Start Data supplied

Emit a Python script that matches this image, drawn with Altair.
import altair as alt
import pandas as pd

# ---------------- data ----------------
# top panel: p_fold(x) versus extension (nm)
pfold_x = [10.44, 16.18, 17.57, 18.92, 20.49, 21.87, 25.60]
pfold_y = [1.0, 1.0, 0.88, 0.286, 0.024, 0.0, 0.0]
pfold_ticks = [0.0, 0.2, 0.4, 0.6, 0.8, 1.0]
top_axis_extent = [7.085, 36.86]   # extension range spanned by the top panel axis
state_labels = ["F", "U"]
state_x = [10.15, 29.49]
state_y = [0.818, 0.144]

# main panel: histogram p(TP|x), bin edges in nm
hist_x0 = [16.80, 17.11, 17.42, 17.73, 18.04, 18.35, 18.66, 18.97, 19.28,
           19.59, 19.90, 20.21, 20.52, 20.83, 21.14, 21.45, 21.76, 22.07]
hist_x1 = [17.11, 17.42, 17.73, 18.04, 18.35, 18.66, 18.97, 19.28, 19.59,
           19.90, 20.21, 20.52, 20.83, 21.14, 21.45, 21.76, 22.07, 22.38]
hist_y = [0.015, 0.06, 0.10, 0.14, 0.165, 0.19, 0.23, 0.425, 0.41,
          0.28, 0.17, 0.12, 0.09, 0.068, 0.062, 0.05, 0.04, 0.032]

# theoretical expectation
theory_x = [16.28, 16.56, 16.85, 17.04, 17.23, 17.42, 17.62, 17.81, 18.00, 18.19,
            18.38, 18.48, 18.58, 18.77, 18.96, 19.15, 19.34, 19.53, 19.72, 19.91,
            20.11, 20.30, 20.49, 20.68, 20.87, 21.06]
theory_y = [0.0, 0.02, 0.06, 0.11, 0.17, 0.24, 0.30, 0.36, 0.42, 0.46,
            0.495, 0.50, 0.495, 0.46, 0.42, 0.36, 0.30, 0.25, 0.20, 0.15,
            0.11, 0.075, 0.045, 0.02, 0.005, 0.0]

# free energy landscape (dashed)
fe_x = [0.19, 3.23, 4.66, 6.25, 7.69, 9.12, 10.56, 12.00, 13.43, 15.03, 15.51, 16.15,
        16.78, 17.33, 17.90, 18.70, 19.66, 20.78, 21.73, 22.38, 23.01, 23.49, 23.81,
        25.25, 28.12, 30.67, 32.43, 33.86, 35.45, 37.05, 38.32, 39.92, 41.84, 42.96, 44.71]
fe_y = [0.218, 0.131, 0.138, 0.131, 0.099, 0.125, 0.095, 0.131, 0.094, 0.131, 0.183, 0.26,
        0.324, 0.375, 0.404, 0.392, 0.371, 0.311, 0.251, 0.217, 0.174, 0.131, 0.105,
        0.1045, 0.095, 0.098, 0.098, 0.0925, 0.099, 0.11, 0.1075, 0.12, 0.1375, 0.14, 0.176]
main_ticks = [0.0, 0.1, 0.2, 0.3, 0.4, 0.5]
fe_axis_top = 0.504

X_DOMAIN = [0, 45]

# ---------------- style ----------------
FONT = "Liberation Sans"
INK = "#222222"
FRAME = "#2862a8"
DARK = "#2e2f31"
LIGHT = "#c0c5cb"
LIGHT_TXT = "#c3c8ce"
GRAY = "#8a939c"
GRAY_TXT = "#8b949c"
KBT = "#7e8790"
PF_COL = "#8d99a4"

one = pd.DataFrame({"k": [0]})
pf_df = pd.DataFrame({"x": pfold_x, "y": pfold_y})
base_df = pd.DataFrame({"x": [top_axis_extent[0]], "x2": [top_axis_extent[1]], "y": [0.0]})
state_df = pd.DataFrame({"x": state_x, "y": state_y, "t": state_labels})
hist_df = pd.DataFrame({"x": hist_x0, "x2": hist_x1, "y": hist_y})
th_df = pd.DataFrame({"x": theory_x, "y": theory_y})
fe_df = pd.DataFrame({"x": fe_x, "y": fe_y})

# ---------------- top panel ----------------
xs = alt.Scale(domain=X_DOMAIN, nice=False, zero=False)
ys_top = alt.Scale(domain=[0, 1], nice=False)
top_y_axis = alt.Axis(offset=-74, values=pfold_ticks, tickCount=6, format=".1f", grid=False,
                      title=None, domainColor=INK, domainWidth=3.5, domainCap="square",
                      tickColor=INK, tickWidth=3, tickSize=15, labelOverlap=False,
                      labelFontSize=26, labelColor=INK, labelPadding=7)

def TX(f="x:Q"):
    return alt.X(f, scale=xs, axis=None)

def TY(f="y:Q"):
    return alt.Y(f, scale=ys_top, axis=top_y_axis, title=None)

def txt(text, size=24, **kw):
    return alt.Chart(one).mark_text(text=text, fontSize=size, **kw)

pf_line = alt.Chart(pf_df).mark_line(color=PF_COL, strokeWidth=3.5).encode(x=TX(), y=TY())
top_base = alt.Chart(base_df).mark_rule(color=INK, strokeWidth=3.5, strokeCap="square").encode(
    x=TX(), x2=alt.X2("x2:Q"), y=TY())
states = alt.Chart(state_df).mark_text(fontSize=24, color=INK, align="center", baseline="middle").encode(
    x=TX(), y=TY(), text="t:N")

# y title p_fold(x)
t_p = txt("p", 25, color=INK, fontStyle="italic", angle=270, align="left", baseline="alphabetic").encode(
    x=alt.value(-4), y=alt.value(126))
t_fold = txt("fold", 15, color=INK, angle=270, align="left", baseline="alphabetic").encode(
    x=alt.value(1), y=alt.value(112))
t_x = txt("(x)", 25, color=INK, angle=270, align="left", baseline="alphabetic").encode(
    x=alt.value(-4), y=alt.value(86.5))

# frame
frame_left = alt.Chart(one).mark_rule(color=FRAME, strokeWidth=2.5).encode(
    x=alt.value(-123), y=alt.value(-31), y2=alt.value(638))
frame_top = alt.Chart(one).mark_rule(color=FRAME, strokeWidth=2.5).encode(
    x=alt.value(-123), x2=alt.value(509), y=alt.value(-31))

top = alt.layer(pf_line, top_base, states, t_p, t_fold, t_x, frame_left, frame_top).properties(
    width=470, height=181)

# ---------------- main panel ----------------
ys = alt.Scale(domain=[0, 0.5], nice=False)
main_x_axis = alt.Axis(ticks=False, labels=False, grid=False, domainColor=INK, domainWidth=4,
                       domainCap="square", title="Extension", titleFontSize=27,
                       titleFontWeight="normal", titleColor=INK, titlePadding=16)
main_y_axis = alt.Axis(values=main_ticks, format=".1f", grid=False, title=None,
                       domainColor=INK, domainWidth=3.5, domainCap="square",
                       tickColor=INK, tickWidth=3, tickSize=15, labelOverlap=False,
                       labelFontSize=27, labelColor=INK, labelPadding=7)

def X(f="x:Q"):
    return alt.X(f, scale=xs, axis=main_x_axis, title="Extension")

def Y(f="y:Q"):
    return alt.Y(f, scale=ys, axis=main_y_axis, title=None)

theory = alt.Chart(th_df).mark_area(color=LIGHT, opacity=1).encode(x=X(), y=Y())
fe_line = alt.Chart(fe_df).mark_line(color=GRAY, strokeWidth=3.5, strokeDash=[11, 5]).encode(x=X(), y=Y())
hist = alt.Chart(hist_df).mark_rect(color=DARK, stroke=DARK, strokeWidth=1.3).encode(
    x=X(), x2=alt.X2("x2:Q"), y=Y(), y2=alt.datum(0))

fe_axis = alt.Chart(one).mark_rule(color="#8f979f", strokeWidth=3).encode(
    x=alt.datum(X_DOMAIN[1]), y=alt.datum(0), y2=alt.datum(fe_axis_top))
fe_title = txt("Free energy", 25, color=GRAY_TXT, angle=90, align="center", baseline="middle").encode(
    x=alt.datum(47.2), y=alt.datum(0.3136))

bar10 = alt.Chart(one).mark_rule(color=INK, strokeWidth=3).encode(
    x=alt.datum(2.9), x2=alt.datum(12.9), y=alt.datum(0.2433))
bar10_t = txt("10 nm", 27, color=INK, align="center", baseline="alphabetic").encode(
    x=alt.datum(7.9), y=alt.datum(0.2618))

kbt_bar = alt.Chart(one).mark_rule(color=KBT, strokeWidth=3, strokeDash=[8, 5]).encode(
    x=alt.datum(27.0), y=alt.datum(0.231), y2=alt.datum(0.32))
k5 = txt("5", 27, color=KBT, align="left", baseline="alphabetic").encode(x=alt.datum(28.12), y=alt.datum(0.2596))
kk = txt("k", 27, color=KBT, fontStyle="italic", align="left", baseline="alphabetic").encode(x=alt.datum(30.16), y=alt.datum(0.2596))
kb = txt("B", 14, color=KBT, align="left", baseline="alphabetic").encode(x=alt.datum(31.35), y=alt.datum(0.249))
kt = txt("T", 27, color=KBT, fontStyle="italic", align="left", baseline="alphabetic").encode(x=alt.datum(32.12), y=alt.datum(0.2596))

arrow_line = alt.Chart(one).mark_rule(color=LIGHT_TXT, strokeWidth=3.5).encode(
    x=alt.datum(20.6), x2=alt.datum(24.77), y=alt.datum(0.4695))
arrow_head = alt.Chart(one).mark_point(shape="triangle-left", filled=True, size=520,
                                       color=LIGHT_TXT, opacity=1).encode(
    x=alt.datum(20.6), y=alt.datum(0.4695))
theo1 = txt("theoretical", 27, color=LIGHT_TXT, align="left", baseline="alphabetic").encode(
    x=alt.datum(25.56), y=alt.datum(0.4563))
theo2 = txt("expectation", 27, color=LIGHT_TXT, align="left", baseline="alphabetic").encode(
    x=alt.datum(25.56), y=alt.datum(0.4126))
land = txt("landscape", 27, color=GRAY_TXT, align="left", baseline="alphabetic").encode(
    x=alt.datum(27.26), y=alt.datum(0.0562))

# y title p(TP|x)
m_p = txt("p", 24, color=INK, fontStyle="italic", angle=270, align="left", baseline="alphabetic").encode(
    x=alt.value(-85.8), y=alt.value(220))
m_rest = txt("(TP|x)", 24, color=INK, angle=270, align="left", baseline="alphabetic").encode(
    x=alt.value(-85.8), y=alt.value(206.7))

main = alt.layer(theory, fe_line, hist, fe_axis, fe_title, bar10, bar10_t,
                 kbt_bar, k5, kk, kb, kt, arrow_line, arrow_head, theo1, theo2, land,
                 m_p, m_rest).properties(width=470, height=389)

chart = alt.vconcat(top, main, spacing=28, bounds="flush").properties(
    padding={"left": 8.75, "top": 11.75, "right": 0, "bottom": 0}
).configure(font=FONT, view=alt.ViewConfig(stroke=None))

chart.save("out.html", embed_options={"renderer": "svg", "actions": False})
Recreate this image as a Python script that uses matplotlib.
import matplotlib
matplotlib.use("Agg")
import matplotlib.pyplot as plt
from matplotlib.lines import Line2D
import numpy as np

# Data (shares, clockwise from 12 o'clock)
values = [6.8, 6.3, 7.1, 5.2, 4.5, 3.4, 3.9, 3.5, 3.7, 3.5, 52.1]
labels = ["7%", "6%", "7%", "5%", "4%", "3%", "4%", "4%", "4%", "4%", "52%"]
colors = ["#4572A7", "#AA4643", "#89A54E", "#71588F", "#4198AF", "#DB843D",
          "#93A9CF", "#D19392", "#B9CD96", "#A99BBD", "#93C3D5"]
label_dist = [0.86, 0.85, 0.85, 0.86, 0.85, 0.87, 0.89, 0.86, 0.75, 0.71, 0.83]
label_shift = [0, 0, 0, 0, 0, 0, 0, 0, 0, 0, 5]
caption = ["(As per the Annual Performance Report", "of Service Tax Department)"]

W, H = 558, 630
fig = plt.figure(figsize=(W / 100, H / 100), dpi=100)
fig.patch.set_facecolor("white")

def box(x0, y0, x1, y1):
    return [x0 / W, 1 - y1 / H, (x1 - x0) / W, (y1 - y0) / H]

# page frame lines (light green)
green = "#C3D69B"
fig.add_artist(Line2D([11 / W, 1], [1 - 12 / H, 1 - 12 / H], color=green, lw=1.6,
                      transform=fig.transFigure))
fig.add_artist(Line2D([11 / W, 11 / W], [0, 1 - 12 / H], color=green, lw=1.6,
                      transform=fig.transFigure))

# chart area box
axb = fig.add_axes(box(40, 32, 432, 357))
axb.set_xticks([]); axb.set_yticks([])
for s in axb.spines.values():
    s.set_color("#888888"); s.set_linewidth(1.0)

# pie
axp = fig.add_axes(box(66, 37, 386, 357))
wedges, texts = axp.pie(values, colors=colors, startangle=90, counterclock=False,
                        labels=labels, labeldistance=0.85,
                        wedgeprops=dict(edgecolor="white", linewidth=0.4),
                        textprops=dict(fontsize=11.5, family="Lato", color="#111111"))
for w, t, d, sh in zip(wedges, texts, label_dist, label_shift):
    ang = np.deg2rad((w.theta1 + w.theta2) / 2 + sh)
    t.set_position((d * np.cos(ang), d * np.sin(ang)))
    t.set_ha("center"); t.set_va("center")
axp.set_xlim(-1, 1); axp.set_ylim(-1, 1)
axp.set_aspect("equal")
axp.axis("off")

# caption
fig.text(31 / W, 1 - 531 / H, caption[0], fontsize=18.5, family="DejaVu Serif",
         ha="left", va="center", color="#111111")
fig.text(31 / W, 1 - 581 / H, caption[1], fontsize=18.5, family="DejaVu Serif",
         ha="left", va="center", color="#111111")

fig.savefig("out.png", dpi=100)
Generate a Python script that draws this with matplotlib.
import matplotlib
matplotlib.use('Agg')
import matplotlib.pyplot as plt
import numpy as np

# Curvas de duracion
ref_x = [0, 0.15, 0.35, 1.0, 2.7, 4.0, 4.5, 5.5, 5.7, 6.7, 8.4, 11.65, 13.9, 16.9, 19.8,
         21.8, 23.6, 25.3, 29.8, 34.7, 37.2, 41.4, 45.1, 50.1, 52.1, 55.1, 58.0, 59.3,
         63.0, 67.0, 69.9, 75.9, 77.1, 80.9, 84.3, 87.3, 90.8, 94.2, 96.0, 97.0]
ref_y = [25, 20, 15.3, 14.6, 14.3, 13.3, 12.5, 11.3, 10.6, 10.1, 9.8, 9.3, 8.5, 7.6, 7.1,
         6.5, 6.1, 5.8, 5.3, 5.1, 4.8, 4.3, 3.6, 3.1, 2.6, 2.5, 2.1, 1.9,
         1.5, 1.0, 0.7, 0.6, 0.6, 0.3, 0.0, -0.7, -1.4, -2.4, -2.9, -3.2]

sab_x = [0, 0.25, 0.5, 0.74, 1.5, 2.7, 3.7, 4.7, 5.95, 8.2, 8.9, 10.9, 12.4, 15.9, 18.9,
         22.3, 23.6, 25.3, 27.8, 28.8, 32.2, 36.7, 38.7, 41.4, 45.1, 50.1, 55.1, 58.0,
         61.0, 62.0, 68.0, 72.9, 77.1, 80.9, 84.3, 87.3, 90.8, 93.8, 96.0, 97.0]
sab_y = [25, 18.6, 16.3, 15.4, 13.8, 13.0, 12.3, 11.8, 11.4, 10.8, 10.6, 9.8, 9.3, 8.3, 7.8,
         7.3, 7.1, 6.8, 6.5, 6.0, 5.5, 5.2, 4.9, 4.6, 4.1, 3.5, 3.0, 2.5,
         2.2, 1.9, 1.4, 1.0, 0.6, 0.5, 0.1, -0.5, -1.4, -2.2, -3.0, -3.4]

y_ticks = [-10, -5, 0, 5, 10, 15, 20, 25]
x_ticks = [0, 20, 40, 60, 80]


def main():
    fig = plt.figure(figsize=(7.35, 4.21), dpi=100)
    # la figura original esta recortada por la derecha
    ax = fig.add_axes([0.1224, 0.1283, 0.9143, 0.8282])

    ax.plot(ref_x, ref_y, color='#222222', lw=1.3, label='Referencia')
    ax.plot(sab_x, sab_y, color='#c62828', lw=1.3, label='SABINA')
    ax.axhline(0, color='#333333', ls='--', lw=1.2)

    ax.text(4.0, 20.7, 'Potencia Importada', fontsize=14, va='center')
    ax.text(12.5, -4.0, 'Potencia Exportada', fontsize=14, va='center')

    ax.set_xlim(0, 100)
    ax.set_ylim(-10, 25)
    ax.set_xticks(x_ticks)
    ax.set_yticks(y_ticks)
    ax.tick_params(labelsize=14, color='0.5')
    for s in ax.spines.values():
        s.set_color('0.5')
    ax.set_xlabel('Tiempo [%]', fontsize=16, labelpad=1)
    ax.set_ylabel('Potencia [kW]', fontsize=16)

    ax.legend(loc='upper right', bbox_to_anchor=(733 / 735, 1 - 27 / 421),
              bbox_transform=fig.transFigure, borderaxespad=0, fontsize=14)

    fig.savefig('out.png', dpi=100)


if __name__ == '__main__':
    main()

End Data supplied

*Aim*:
Quote the data above verbatim from its first line to the line that includes "0.28, 0.17, 0.12, 0.09, 0.068, 0.062, 0.05, 0.04, 0.032]", with both boundary lines retained.

*Written reply*:
Emit a Python script that matches this image, drawn with Altair.
import altair as alt
import pandas as pd

# ---------------- data ----------------
# top panel: p_fold(x) versus extension (nm)
pfold_x = [10.44, 16.18, 17.57, 18.92, 20.49, 21.87, 25.60]
pfold_y = [1.0, 1.0, 0.88, 0.286, 0.024, 0.0, 0.0]
pfold_ticks = [0.0, 0.2, 0.4, 0.6, 0.8, 1.0]
top_axis_extent = [7.085, 36.86]   # extension range spanned by the top panel axis
state_labels = ["F", "U"]
state_x = [10.15, 29.49]
state_y = [0.818, 0.144]

# main panel: histogram p(TP|x), bin edges in nm
hist_x0 = [16.80, 17.11, 17.42, 17.73, 18.04, 18.35, 18.66, 18.97, 19.28,
           19.59, 19.90, 20.21, 20.52, 20.83, 21.14, 21.45, 21.76, 22.07]
hist_x1 = [17.11, 17.42, 17.73, 18.04, 18.35, 18.66, 18.97, 19.28, 19.59,
           19.90, 20.21, 20.52, 20.83, 21.14, 21.45, 21.76, 22.07, 22.38]
hist_y = [0.015, 0.06, 0.10, 0.14, 0.165, 0.19, 0.23, 0.425, 0.41,
          0.28, 0.17, 0.12, 0.09, 0.068, 0.062, 0.05, 0.04, 0.032]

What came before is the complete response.